- Born: 23 August 1971 (age 54)
- Occupation: Teacher of religious instruction
- Known for: Publicly asking for freedoms and democracy in Saudi Arabia during the 2011–2012 Saudi Arabian protests
- Criminal charges: Support of demonstrations, presence at the location of a demonstration, and communications with the foreign media in a manner that harmed the reputation of the Kingdom of Saudi Arabia
- Criminal status: Imprisoned without charges or trial for nearly one year at ʽUlaysha Prison

= Khaled al-Johani =

Saudi Arabian dissident

Khaled al-Johani (also al-Jehani, Arabic:الجهني خالد , born 23 August 1971) is a teacher of religious instruction in Riyadh, Saudi Arabia. He was imprisoned, without charge or trial for nearly one year, at ʽUlaysha Prison for having publicly asked for freedoms and democracy in Saudi Arabia – an absolute monarchy – during the 2011–2012 Saudi Arabian protests. His public statement was made to a BBC Arabic Television team on a street in Riyadh in the presence of security forces.
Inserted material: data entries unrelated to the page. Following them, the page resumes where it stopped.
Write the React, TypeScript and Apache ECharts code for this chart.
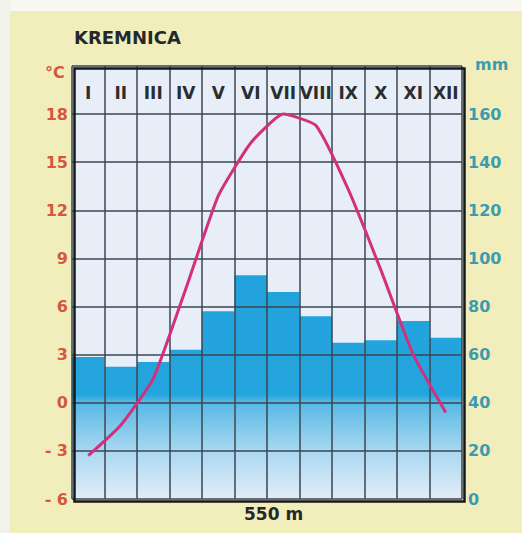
import React, { useEffect, useRef } from "react";
import * as echarts from "echarts";

const months = ["I", "II", "III", "IV", "V", "VI", "VII", "VIII", "IX", "X", "XI", "XII"];
const precipitation = [59, 55, 57, 62, 78, 93, 86, 76, 65, 66, 74, 67];
const temperature = [-3.3, -1.4, 1.5, 7.1, 12.9, 16.2, 18.0, 17.3, 13.3, 8.3, 3.0, -0.6];
const station = "KREMNICA";
const altitude = "550 m";
const tempUnit = "°C";
const precUnit = "mm";

const FONT = "DejaVu Sans";
const RED = "#d2583e";
const TEAL = "#3d9bb0";
const GRIDLINE = "#3b4550";

export default function App() {
  const ref = useRef<HTMLDivElement>(null);
  useEffect(() => {
    if (!ref.current) return;
    const chart = echarts.init(ref.current, undefined, { renderer: "svg" });
    const gTop = 66, gLeft = 72, gRight = 60, gBottom = 34;
    const W = 522, H = 533;
    chart.setOption({
      animation: false,
      backgroundColor: "#f2eebb",
      grid: {
        left: gLeft, right: gRight, top: gTop, bottom: gBottom,
        show: true, backgroundColor: "#e8eef7", borderWidth: 0,
      },
      xAxis: {
        type: "category",
        data: months,
        position: "top",
        boundaryGap: true,
        z: 3,
        axisLine: { show: false },
        axisTick: { show: false },
        splitLine: { show: true, interval: 0, lineStyle: { color: GRIDLINE, width: 1.5 } },
        axisLabel: {
          inside: true, interval: 0, margin: 27, verticalAlign: "middle",
          fontFamily: FONT, fontWeight: "bold", fontSize: 17, color: "#2b2e31",
        },
      },
      yAxis: [
        {
          type: "value", min: -6, max: 21, interval: 3, position: "left", z: 3,
          axisLine: { show: false }, axisTick: { show: false },
          splitLine: { show: true, lineStyle: { color: GRIDLINE, width: 1.5 } },
          axisLabel: {
            margin: 4, fontFamily: FONT, fontWeight: "bold", fontSize: 16, color: RED,
            formatter: (v: number) => (v >= 21 ? "" : v < 0 ? "- " + Math.abs(v) : String(v)),
          },
        },
        {
          type: "value", min: 0, max: 180, interval: 20, position: "right",
          axisLine: { show: false }, axisTick: { show: false },
          splitLine: { show: false },
          axisLabel: {
            margin: 6, fontFamily: FONT, fontWeight: "bold", fontSize: 16, color: TEAL,
            formatter: (v: number) => (v >= 180 ? "" : String(v)),
          },
        },
      ],
      series: [
        {
          type: "bar",
          data: precipitation,
          yAxisIndex: 1,
          barCategoryGap: "0%",
          z: 2,
          itemStyle: {
            color: {
              type: "linear", x: 0, y: gTop, x2: 0, y2: H - gBottom, global: true,
              colorStops: [
                { offset: 0, color: "#1c9ed9" },
                { offset: 0.76, color: "#25a5de" },
                { offset: 0.775, color: "#55b8e6" },
                { offset: 0.89, color: "#aad8f1" },
                { offset: 1, color: "#e3ecf8" },
              ],
            },
          },
        },
        {
          type: "line",
          data: temperature,
          yAxisIndex: 0,
          z: 5,
          smooth: 0.15,
          symbol: "none",
          lineStyle: { color: "#d2307c", width: 3 },
        },
      ],
      graphic: [
        { type: "rect", left: 0, top: 0, shape: { width: W, height: 11 }, style: { fill: "#f8f8f0" }, z: -1, silent: true },
        { type: "rect", left: 0, top: 0, shape: { width: 10, height: H }, style: { fill: "#f2f2ec" }, z: -1, silent: true },
        {
          type: "rect", left: gLeft, top: gTop, z: 10, silent: true,
          shape: { width: W - gLeft - gRight, height: H - gTop - gBottom },
          style: { fill: "none", stroke: "#15191c", lineWidth: 2.5 },
        },
        { type: "text", left: 74, top: 28, style: { text: station, fontFamily: FONT, fontWeight: "bold", fontSize: 18, fill: "#25282b" } },
        { type: "text", left: 45, top: 64, style: { text: tempUnit, fontFamily: FONT, fontWeight: "bold", fontSize: 16, fill: RED } },
        { type: "text", left: 475, top: 56, style: { text: precUnit, fontFamily: FONT, fontWeight: "bold", fontSize: 16, fill: TEAL } },
        { type: "text", left: 244, top: 505, style: { text: altitude, fontFamily: FONT, fontWeight: "bold", fontSize: 17, fill: "#25282b" } },
      ],
    });
    return () => chart.dispose();
  }, []);
  return <div ref={ref} style={{ position: "fixed", left: 0, top: 0, width: 522, height: 533 }} />;
}
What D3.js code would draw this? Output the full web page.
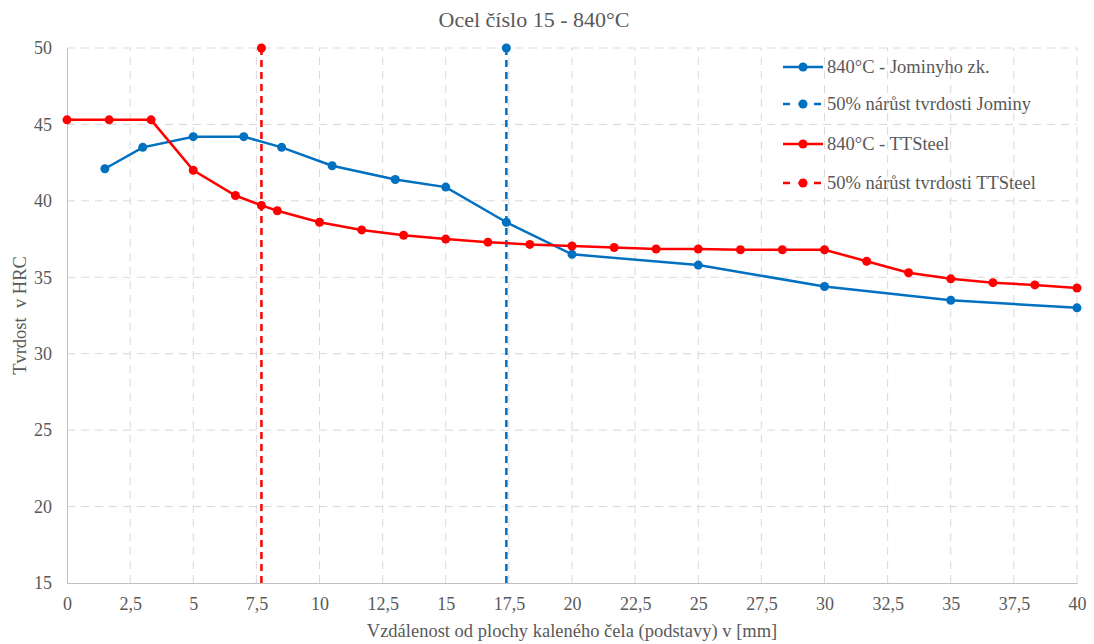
<!DOCTYPE html>
<html>
<head>
<meta charset="utf-8">
<script src="https://cdn.jsdelivr.net/npm/d3@7"></script>
</head>
<body style="margin:0; background:#fff">
<script>
var w = 1094;
var h = 644;

// 840°C - Jominyho zk.
var jominyX = [1.5, 3, 5, 7, 8.5, 10.5, 13, 15, 17.4, 20, 25, 30, 35, 40];
var jominyY = [42.1, 43.5, 44.2, 44.2, 43.5, 42.3, 41.4, 40.9, 38.6, 36.5, 35.8, 34.4, 33.5, 33.0];

// 840°C - TTSteel
var ttX = [0, 1.67, 3.33, 5, 6.67, 7.7, 8.33, 10, 11.67, 13.33, 15, 16.67, 18.33, 20,
           21.67, 23.33, 25, 26.67, 28.33, 30, 31.67, 33.33, 35, 36.67, 38.33, 40];
var ttY = [45.3, 45.3, 45.3, 42.0, 40.35, 39.7, 39.35, 38.6, 38.1, 37.75, 37.5, 37.3, 37.15, 37.05,
           36.95, 36.85, 36.85, 36.8, 36.8, 36.8, 36.05, 35.3, 34.9, 34.65, 34.5, 34.3];

// 50% nárůst tvrdosti
var jominyHalfX = [17.4, 17.4];
var jominyHalfY = [50, 15];
var ttHalfX = [7.7, 7.7];
var ttHalfY = [50, 15];

var xTicks = [0, 2.5, 5, 7.5, 10, 12.5, 15, 17.5, 20, 22.5, 25, 27.5, 30, 32.5, 35, 37.5, 40];
var yTicks = [15, 20, 25, 30, 35, 40, 45, 50];

var legendNames = ["840°C - Jominyho zk.", "50% nárůst tvrdosti Jominy",
                   "840°C - TTSteel", "50% nárůst tvrdosti TTSteel"];

var blue = "#0070C0";
var red = "#FF0000";
var font = "Liberation Serif";
var textColor = "#595959";

var locale = d3.formatLocale({decimal: ",", thousands: " ", grouping: [3], currency: ["", ""]});
var fmt = locale.format("~g");

var margin = {left: 67, right: 17, top: 48, bottom: 61};

var x = d3.scaleLinear().domain([0, 40]).range([margin.left, w - margin.right]);
var y = d3.scaleLinear().domain([15, 50]).range([h - margin.bottom, margin.top]);

var svg = d3.select("body").append("svg")
    .attr("width", w)
    .attr("height", h)
    .attr("font-family", font);

// grid
var grid = svg.append("g");
grid.selectAll("line.v")
    .data(xTicks.slice(1))
    .enter().append("line")
    .attr("x1", function(d){return x(d);})
    .attr("x2", function(d){return x(d);})
    .attr("y1", y(15))
    .attr("y2", y(50))
    .attr("stroke", "#d9d9d9")
    .attr("stroke-width", 1)
    .attr("stroke-dasharray", "8,6");
grid.selectAll("line.h")
    .data(yTicks.slice(1))
    .enter().append("line")
    .attr("x1", x(0))
    .attr("x2", x(40))
    .attr("y1", function(d){return y(d);})
    .attr("y2", function(d){return y(d);})
    .attr("stroke", "#d9d9d9")
    .attr("stroke-width", 1)
    .attr("stroke-dasharray", "8,6");

// axes
var xAxis = svg.append("g")
    .attr("transform", "translate(0," + y(15) + ")")
    .call(d3.axisBottom(x).tickValues(xTicks).tickSize(0).tickPadding(14).tickFormat(fmt));
var yAxis = svg.append("g")
    .attr("transform", "translate(" + x(0) + ",0)")
    .call(d3.axisLeft(y).tickValues(yTicks).tickSize(0).tickPadding(15).tickFormat(fmt));
[xAxis, yAxis].forEach(function(a){
    a.attr("font-family", font).attr("font-size", 18);
    a.select(".domain").attr("stroke", "#bfbfbf");
    a.selectAll("text").attr("fill", textColor);
});

// series
function drawSeries(xs, ys, color, dashed) {
    var pts = xs.map(function(v, i){return [v, ys[i]];});
    var line = d3.line()
        .x(function(d){return x(d[0]);})
        .y(function(d){return y(d[1]);});
    svg.append("path")
        .datum(pts)
        .attr("d", line)
        .attr("fill", "none")
        .attr("stroke", color)
        .attr("stroke-width", 2.5)
        .attr("stroke-dasharray", dashed ? "7,5" : null);
    return pts;
}

drawSeries(ttHalfX, ttHalfY, red, true);
drawSeries(jominyHalfX, jominyHalfY, blue, true);
var jp = drawSeries(jominyX, jominyY, blue, false);
var tp = drawSeries(ttX, ttY, red, false);

svg.append("g").selectAll("circle")
    .data(jp)
    .enter().append("circle")
    .attr("cx", function(d){return x(d[0]);})
    .attr("cy", function(d){return y(d[1]);})
    .attr("r", 4.5)
    .style("fill", blue);
svg.append("g").selectAll("circle")
    .data(tp)
    .enter().append("circle")
    .attr("cx", function(d){return x(d[0]);})
    .attr("cy", function(d){return y(d[1]);})
    .attr("r", 4.5)
    .style("fill", red);
// marker only at the top of the dashed lines
svg.append("circle").attr("cx", x(ttHalfX[0])).attr("cy", y(ttHalfY[0])).attr("r", 4.5).style("fill", red);
svg.append("circle").attr("cx", x(jominyHalfX[0])).attr("cy", y(jominyHalfY[0])).attr("r", 4.5).style("fill", blue);

// legend
var legendColors = [blue, blue, red, red];
var legendDashed = [false, true, false, true];
var legendY = [67, 104, 144, 183];
var legend = svg.append("g");
legendNames.forEach(function(name, i){
    var g = legend.append("g").attr("transform", "translate(783," + legendY[i] + ")");
    g.append("line")
        .attr("x1", 0).attr("x2", 40).attr("y1", 0).attr("y2", 0)
        .attr("stroke", legendColors[i])
        .attr("stroke-width", 2.5)
        .attr("stroke-dasharray", legendDashed[i] ? "7,8.5" : null);
    g.append("circle").attr("cx", 20).attr("cy", 0).attr("r", 4.5).style("fill", legendColors[i]);
    g.append("text")
        .attr("x", 44).attr("y", 0).attr("dy", "0.35em")
        .attr("font-size", 18.5)
        .attr("fill", textColor)
        .text(name);
});

// titles
svg.append("text")
    .attr("x", 534).attr("y", 27)
    .attr("text-anchor", "middle")
    .attr("font-size", 22)
    .attr("fill", textColor)
    .text("Ocel číslo 15 - 840°C");

svg.append("text")
    .attr("x", x(20)).attr("y", 637)
    .attr("text-anchor", "middle")
    .attr("font-size", 18.5)
    .attr("fill", textColor)
    .text("Vzdálenost od plochy kaleného čela (podstavy) v [mm]");

svg.append("text")
    .attr("transform", "translate(26," + y(32.5) + ") rotate(-90)")
    .attr("text-anchor", "middle")
    .attr("font-size", 18.5)
    .attr("fill", textColor)
    .attr("xml:space", "preserve")
    .text("Tvrdost  v HRC");
</script>
</body>
</html>
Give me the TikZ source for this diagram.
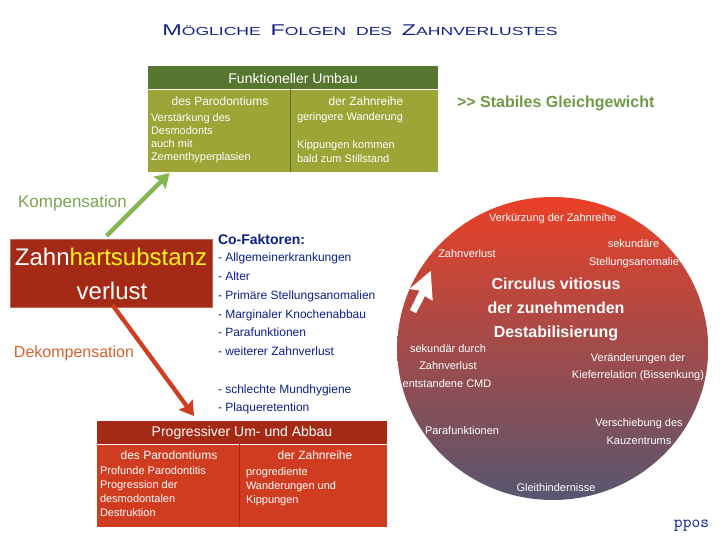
\documentclass[tikz,border=0pt]{standalone}
\usepackage{fontspec}
\setmainfont{Liberation Sans}
\newfontfamily\titlefont[FakeStretch=1.5]{Liberation Sans}
\usetikzlibrary{arrows.meta}
\definecolor{hgreen}{HTML}{56752F}
\definecolor{bgreen}{HTML}{9CA535}
\definecolor{hred}{HTML}{A42A15}
\definecolor{bred}{HTML}{D03C20}
\definecolor{navy}{HTML}{0B1F8C}
\definecolor{titleblue}{HTML}{12208C}
\definecolor{stab}{HTML}{6E9A48}
\definecolor{komp}{HTML}{7AA450}
\definecolor{dekomp}{HTML}{D5612E}
\definecolor{garrow}{HTML}{86B650}
\definecolor{rarrow}{HTML}{D03C20}
\definecolor{ctop}{HTML}{EA4026}
\definecolor{cbot}{HTML}{585670}
\newcommand{\fs}[1]{\fontsize{#1}{#1}\selectfont}
\tikzset{
  every node/.style={inner sep=0pt,outer sep=0pt},
  head/.style={text=white,font=\fs{14}},
  sub/.style={text=white,font=\fs{12},yshift=-0.5pt},
  small/.style={text=white,font=\fs{11},anchor=west,yshift=-1.5pt,text height=8pt,text depth=2.4pt},
  circ/.style={text=white,font=\fs{11},yshift=-1.5pt,text height=8pt,text depth=2.4pt},
  circb/.style={text=white,font=\bfseries\fs{16},text height=11.5pt,text depth=3.4pt},
  cof/.style={text=navy,font=\fs{12},anchor=west,yshift=-1pt,text height=8.7pt,text depth=2.6pt},
  bigarrow/.style={line width=4.3pt,-{Stealth[length=14pt,width=17pt,inset=2pt]}},
  divider/.style={line width=1pt},
}
\begin{document}
\begin{tikzpicture}[x=1pt,y=-1pt]
\useasboundingbox (0,0) rectangle (720,540);
\node[text=titleblue,font=\titlefont\fs{15.6}] (title) at (360,30) {M\fs{11.7}ÖGLICHE\ \ \fs{15.6}F\fs{11.7}OLGEN\ \ DES\ \ \fs{15.6}Z\fs{11.7}AHNVERLUSTES};
% green table
\fill[hgreen] (148,66) rectangle (438,89);
\fill[bgreen] (148,90) rectangle (438,172);
\coordinate (gt) at (290.5,89);
\coordinate (gb) at (290.5,172);
\draw[hgreen,divider] (gt) -- (gb);
\node[head] (g0) at (293,78) {Funktioneller Umbau};
\node[sub] (g1) at (220,100.5) {des Parodontiums};
\node[sub] (g2) at (366,100.5) {der Zahnreihe};
\node[small] (g3) at (151,117) {Verstärkung des};
\node[small] (g4) at (151,130) {Desmodonts};
\node[small] (g5) at (151,143) {auch mit};
\node[small] (g6) at (151,156) {Zementhyperplasien};
\node[small] (g7) at (297,116) {geringere Wanderung};
\node[small] (g8) at (297,144) {Kippungen kommen};
\node[small] (g9) at (297,158) {bald zum Stillstand};
\node[text=stab,font=\bfseries\fs{16},anchor=west,yshift=-0.5pt] (st) at (457,102.5) {{>}{>} Stabiles Gleichgewicht};
% main box
\node[fill=hred,draw=hred!70!white,line width=0.5pt,minimum width=202pt,minimum height=68pt] (main) at (111,273) {};
\node[font=\fs{24},text=white] (m1) at (111,257) {Zahn\textcolor{yellow!90!white}{hartsubstanz}};
\node[font=\fs{24},text=white] (m2) at (112,291) {verlust};
% arrows
\coordinate (ga) at (106.5,236);
\coordinate (gz) at (169.5,173);
\coordinate (ra) at (112.5,305);
\coordinate (rz) at (194,416);
\draw[bigarrow,garrow] (ga) -- (gz);
\draw[bigarrow,rarrow] (ra) -- (rz);
\node[text=komp,font=\fs{17}] (k) at (72.5,203) {Kompensation};
\node[text=dekomp,font=\fs{16}] (d) at (74,353) {Dekompensation};
% co-factors
\node[text=navy,font=\bfseries\fs{14},anchor=west] (c0) at (218,239) {Co-Faktoren:};
\node[cof] (c1) at (218,257.5) {- Allgemeinerkrankungen};
\node[cof] (c2) at (218,276) {- Alter};
\node[cof] (c3) at (218,295) {- Primäre Stellungsanomalien};
\node[cof] (c4) at (218,314) {- Marginaler Knochenabbau};
\node[cof] (c5) at (218,332.5) {- Parafunktionen};
\node[cof] (c6) at (218,351) {- weiterer Zahnverlust};
\node[cof] (c7) at (218,389) {- schlechte Mundhygiene};
\node[cof] (c8) at (218,407) {- Plaqueretention};
% red table
\fill[hred] (97,421) rectangle (387,444);
\fill[bred] (97,445) rectangle (387,527);
\coordinate (rt) at (239.5,444);
\coordinate (rb) at (239.5,527);
\draw[hred,divider] (rt) -- (rb);
\node[head] (r0) at (242,433) {Progressiver Um- und Abbau};
\node[sub] (r1) at (169,455) {des Parodontiums};
\node[sub] (r2) at (315,455) {der Zahnreihe};
\node[small] (r3) at (100,470) {Profunde Parodontitis};
\node[small] (r4) at (100,484) {Progression der};
\node[small] (r5) at (100,498) {desmodontalen};
\node[small] (r6) at (100,512) {Destruktion};
\node[small] (r7) at (246,471) {progrediente};
\node[small] (r8) at (246,485) {Wanderungen und};
\node[small] (r9) at (246,499) {Kippungen};
% circle
\shade[top color=ctop,bottom color=cbot] (552.7,348.5) ellipse [x radius=155.5,y radius=151.5];
\fill[white] (430.7,271) -- (409.3,289) -- (419.5,290.5) -- (410,310) -- (416,313.3) -- (425,296) -- (432.7,301) -- cycle;
\node[circ] (a1) at (552.7,217) {Verkürzung der Zahnreihe};
\node[circ] (a2) at (633.5,243) {sekundäre};
\node[circ] (a3) at (634,261) {Stellungsanomalie};
\node[circ] (a4) at (467,253) {Zahnverlust};
\node[circb] (a5) at (556,285.5) {Circulus vitiosus};
\node[circb] (a6) at (556,309) {der zunehmenden};
\node[circb] (a7) at (556,333) {Destabilisierung};
\node[circ] (a8) at (448,348) {sekundär durch};
\node[circ] (a9) at (448,365) {Zahnverlust};
\node[circ] (a10) at (447,383) {entstandene CMD};
\node[circ] (a11) at (638,357) {Veränderungen der};
\node[circ] (a12) at (638,374) {Kieferrelation (Bissenkung)};
\node[circ] (a13) at (462,430) {Parafunktionen};
\node[circ] (a14) at (639,422) {Verschiebung des};
\node[circ] (a15) at (639,440) {Kauzentrums};
\node[circ] (a16) at (556,487) {Gleithindernisse};
\node[text=navy,font=\ttfamily\fs{17}] (pp) at (691.5,526) {ppos};
\end{tikzpicture}
\end{document}
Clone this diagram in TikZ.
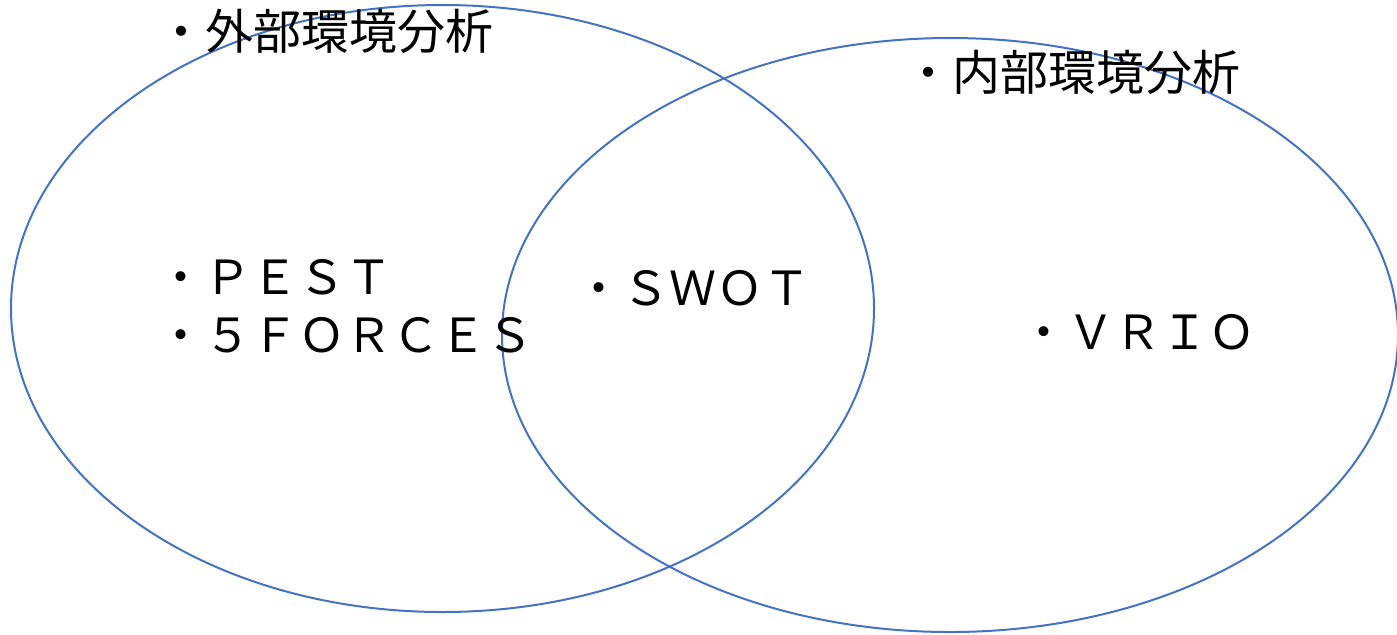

On 22 February 2012 he was charged in a court for al-Qaeda suspects and a trial date set for April 2012. Al-Johani is an Amnesty International prisoner of conscience as of February 2012.

==11 March 2011==
After the Arab Spring revolutions in Tunisia and Egypt in early 2011, some protests took place in Saudi Arabia. A "Day of Rage" was proposed for Saudi Arabia for 11 March 2011. On that day, hundreds of people protested in Qatif, al-Awamiyah and Hofuf, but in Riyadh, the police presence was "overwhelming" by early morning, with large numbers of police cars present and helicopters that "crisscrossed the skies all day".

Khaled al-Johani is the only person known to have reached the site of the public street protests in Riyadh or Jeddah on that day. He walked past BBC Arabic Television journalists twice and both times was threatened by police that he would be imprisoned if he walked past the journalists, who were accompanied by state escorts, a third time. He stated, "I'm here to say we need democracy, we need freedom. We need to speak freely. We will reach out, the government doesn't own us. I was afraid to speak, but no more. We don't have dignity, we don't have justice!" He stated that there is no freedom of the press in Saudi Arabia, since it is an absolute monarchy, and that living a dignified life in Saudi Arabia depends on an individual's connection and the mercy of al-Saud princes. After stating his opinion, al-Johani stated his worry that he would be detained before returning home and said that the journalists could visit him at al-Ha'ir or ʽUlaysha Prison.

==Imprisonment and fame==
Al-Johani was detained after he returned home and was not allowed any contact with his family for 58 days. Al-Johani was held at ʽUlaysha Prison. After visiting al-Johani in May, family members said that he had lost weight and was depressed. AOL News said that al-Johani became a "folk hero in the blink of an eye" when the BBC broadcast al-Johani's full statement in April and a six-minute video "Where is Khaled?" was uploaded to YouTube. According to Mohammad al-Qahtani of the Saudi Civil and Political Rights Association, al-Johani became known online as "the only brave man in Saudi Arabia". He was held without trial for nearly a year. In February 2012, Amnesty International considered him to be a prisoner of conscience. Al-Johani was given a temporary, 48 hours' release starting on 25 July 2012.

===Court case===
On 22 February 2012, al-Johani appeared before the Specialized Criminal Court in Riyadh, a court used to try suspected terrorists (such as members of Al-Qaeda in the Arabian Peninsula), but also used to try peaceful dissidents and human rights activists.

Al-Johani was charged with "support of demonstrations, presence at the location of a demonstration, and communications with the foreign media in a manner that harmed the reputation of the Kingdom of Saudi Arabia." His case was adjourned to April 2012.

Al-Johani had no access to a lawyer between his arrest and his 22 February court appearance. He was permitted to contact a lawyer following the court appearance.

On 22 February, Philip Luther of Amnesty International criticised the trial, stating "The fact that he is appearing before a court that was originally established to handle terrorism-related charges only adds insult to injury. This trial is utterly unwarranted. We call on the Saudi authorities to release him and others held on similar charges immediately and unconditionally." In February 2012, Amnesty International called for al-Johani to be released "immediately and unconditionally". The trial was expected to continue after al-Johani's 25 July 2012 temporary release.

According to Eman al-Nafjan, writing in June 2014, al-Johani's total imprisonment was for two years.